Data extract:
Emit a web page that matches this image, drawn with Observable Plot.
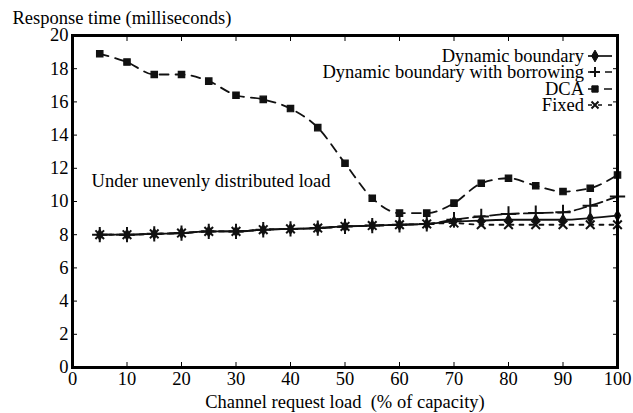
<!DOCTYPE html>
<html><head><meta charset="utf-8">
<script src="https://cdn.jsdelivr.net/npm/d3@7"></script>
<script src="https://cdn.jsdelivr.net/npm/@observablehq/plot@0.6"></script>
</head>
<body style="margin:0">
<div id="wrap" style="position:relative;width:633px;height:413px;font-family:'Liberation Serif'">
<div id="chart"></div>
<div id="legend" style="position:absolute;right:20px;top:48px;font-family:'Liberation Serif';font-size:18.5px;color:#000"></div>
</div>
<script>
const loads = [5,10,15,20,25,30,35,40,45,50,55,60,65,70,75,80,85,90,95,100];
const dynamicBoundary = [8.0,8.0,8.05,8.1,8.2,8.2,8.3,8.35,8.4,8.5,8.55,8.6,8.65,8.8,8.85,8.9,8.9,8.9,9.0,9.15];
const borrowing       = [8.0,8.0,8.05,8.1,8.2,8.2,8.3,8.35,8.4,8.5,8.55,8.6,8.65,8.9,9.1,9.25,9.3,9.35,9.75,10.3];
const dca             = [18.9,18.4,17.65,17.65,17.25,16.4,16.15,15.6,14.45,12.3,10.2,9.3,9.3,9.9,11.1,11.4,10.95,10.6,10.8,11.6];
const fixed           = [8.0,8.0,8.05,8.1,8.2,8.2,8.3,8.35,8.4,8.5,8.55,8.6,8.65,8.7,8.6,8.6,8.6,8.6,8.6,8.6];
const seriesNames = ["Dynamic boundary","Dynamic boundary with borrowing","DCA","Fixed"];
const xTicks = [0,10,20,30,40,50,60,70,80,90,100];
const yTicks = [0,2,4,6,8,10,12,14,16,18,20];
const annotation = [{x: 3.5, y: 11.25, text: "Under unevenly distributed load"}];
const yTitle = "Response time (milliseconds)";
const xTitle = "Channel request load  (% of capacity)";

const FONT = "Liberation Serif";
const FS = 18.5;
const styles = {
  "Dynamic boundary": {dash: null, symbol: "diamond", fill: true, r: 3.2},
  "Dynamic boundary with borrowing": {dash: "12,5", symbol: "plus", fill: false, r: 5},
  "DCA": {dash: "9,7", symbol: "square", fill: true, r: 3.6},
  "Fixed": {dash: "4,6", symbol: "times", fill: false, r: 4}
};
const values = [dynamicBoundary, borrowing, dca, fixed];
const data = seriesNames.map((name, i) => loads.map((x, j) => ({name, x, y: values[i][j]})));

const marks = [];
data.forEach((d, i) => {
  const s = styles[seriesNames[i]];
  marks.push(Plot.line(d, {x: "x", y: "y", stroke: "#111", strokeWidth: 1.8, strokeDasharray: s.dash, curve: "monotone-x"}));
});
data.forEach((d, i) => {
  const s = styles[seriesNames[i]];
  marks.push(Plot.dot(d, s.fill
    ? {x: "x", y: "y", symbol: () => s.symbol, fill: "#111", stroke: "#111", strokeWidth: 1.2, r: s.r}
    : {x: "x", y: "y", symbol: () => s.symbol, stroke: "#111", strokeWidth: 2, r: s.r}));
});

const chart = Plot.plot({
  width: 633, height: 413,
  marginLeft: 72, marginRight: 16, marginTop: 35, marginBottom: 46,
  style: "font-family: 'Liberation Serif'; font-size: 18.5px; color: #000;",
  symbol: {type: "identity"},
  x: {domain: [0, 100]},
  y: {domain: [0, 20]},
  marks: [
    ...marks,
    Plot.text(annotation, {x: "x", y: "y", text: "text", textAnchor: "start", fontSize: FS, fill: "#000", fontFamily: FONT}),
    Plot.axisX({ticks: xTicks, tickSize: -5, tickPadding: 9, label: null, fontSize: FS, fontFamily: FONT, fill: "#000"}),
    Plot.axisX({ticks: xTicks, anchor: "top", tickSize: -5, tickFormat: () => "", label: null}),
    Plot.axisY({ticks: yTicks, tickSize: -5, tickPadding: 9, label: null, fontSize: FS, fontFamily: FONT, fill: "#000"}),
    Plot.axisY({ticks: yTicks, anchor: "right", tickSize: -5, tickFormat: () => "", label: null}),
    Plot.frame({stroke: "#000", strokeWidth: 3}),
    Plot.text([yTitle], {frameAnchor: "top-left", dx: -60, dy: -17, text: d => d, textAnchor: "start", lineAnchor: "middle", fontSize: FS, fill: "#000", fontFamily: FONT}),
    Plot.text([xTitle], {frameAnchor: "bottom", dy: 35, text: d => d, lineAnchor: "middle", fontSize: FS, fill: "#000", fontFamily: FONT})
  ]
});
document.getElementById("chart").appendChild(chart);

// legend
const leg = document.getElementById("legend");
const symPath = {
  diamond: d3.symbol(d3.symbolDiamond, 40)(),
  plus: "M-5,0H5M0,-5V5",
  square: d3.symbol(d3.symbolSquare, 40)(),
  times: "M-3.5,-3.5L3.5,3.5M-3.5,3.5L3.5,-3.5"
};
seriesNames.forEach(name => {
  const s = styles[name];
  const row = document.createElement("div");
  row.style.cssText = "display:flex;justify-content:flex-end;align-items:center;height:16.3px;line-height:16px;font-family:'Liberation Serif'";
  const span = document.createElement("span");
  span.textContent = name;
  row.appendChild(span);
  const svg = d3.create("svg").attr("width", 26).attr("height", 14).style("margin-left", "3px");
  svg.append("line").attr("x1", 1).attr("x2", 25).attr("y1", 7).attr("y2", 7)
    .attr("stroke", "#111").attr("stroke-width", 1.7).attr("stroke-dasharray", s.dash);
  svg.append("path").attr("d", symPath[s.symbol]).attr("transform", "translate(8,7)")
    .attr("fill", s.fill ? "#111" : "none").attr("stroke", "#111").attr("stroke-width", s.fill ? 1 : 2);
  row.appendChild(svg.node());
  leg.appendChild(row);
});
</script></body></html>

The exercise: Your task is to repeat the material above exactly, without its pictures.

Completed exercise:
Emit a web page that matches this image, drawn with Observable Plot.
<!DOCTYPE html>
<html><head><meta charset="utf-8">
<script src="https://cdn.jsdelivr.net/npm/d3@7"></script>
<script src="https://cdn.jsdelivr.net/npm/@observablehq/plot@0.6"></script>
</head>
<body style="margin:0">
<div id="wrap" style="position:relative;width:633px;height:413px;font-family:'Liberation Serif'">
<div id="chart"></div>
<div id="legend" style="position:absolute;right:20px;top:48px;font-family:'Liberation Serif';font-size:18.5px;color:#000"></div>
</div>
<script>
const loads = [5,10,15,20,25,30,35,40,45,50,55,60,65,70,75,80,85,90,95,100];
const dynamicBoundary = [8.0,8.0,8.05,8.1,8.2,8.2,8.3,8.35,8.4,8.5,8.55,8.6,8.65,8.8,8.85,8.9,8.9,8.9,9.0,9.15];
const borrowing       = [8.0,8.0,8.05,8.1,8.2,8.2,8.3,8.35,8.4,8.5,8.55,8.6,8.65,8.9,9.1,9.25,9.3,9.35,9.75,10.3];
const dca             = [18.9,18.4,17.65,17.65,17.25,16.4,16.15,15.6,14.45,12.3,10.2,9.3,9.3,9.9,11.1,11.4,10.95,10.6,10.8,11.6];
const fixed           = [8.0,8.0,8.05,8.1,8.2,8.2,8.3,8.35,8.4,8.5,8.55,8.6,8.65,8.7,8.6,8.6,8.6,8.6,8.6,8.6];
const seriesNames = ["Dynamic boundary","Dynamic boundary with borrowing","DCA","Fixed"];
const xTicks = [0,10,20,30,40,50,60,70,80,90,100];
const yTicks = [0,2,4,6,8,10,12,14,16,18,20];
const annotation = [{x: 3.5, y: 11.25, text: "Under unevenly distributed load"}];
const yTitle = "Response time (milliseconds)";
const xTitle = "Channel request load  (% of capacity)";

const FONT = "Liberation Serif";
const FS = 18.5;
const styles = {
  "Dynamic boundary": {dash: null, symbol: "diamond", fill: true, r: 3.2},
  "Dynamic boundary with borrowing": {dash: "12,5", symbol: "plus", fill: false, r: 5},
  "DCA": {dash: "9,7", symbol: "square", fill: true, r: 3.6},
  "Fixed": {dash: "4,6", symbol: "times", fill: false, r: 4}
};
const values = [dynamicBoundary, borrowing, dca, fixed];
const data = seriesNames.map((name, i) => loads.map((x, j) => ({name, x, y: values[i][j]})));

const marks = [];
data.forEach((d, i) => {
  const s = styles[seriesNames[i]];
  marks.push(Plot.line(d, {x: "x", y: "y", stroke: "#111", strokeWidth: 1.8, strokeDasharray: s.dash, curve: "monotone-x"}));
});
data.forEach((d, i) => {
  const s = styles[seriesNames[i]];
  marks.push(Plot.dot(d, s.fill
    ? {x: "x", y: "y", symbol: () => s.symbol, fill: "#111", stroke: "#111", strokeWidth: 1.2, r: s.r}
    : {x: "x", y: "y", symbol: () => s.symbol, stroke: "#111", strokeWidth: 2, r: s.r}));
});

const chart = Plot.plot({
  width: 633, height: 413,
  marginLeft: 72, marginRight: 16, marginTop: 35, marginBottom: 46,
  style: "font-family: 'Liberation Serif'; font-size: 18.5px; color: #000;",
  symbol: {type: "identity"},
  x: {domain: [0, 100]},
  y: {domain: [0, 20]},
  marks: [
    ...marks,
    Plot.text(annotation, {x: "x", y: "y", text: "text", textAnchor: "start", fontSize: FS, fill: "#000", fontFamily: FONT}),
    Plot.axisX({ticks: xTicks, tickSize: -5, tickPadding: 9, label: null, fontSize: FS, fontFamily: FONT, fill: "#000"}),
    Plot.axisX({ticks: xTicks, anchor: "top", tickSize: -5, tickFormat: () => "", label: null}),
    Plot.axisY({ticks: yTicks, tickSize: -5, tickPadding: 9, label: null, fontSize: FS, fontFamily: FONT, fill: "#000"}),
    Plot.axisY({ticks: yTicks, anchor: "right", tickSize: -5, tickFormat: () => "", label: null}),
    Plot.frame({stroke: "#000", strokeWidth: 3}),
    Plot.text([yTitle], {frameAnchor: "top-left", dx: -60, dy: -17, text: d => d, textAnchor: "start", lineAnchor: "middle", fontSize: FS, fill: "#000", fontFamily: FONT}),
    Plot.text([xTitle], {frameAnchor: "bottom", dy: 35, text: d => d, lineAnchor: "middle", fontSize: FS, fill: "#000", fontFamily: FONT})
  ]
});
document.getElementById("chart").appendChild(chart);

// legend
const leg = document.getElementById("legend");
const symPath = {
  diamond: d3.symbol(d3.symbolDiamond, 40)(),
  plus: "M-5,0H5M0,-5V5",
  square: d3.symbol(d3.symbolSquare, 40)(),
  times: "M-3.5,-3.5L3.5,3.5M-3.5,3.5L3.5,-3.5"
};
seriesNames.forEach(name => {
  const s = styles[name];
  const row = document.createElement("div");
  row.style.cssText = "display:flex;justify-content:flex-end;align-items:center;height:16.3px;line-height:16px;font-family:'Liberation Serif'";
  const span = document.createElement("span");
  span.textContent = name;
  row.appendChild(span);
  const svg = d3.create("svg").attr("width", 26).attr("height", 14).style("margin-left", "3px");
  svg.append("line").attr("x1", 1).attr("x2", 25).attr("y1", 7).attr("y2", 7)
    .attr("stroke", "#111").attr("stroke-width", 1.7).attr("stroke-dasharray", s.dash);
  svg.append("path").attr("d", symPath[s.symbol]).attr("transform", "translate(8,7)")
    .attr("fill", s.fill ? "#111" : "none").attr("stroke", "#111").attr("stroke-width", s.fill ? 1 : 2);
  row.appendChild(svg.node());
  leg.appendChild(row);
});
</script></body></html>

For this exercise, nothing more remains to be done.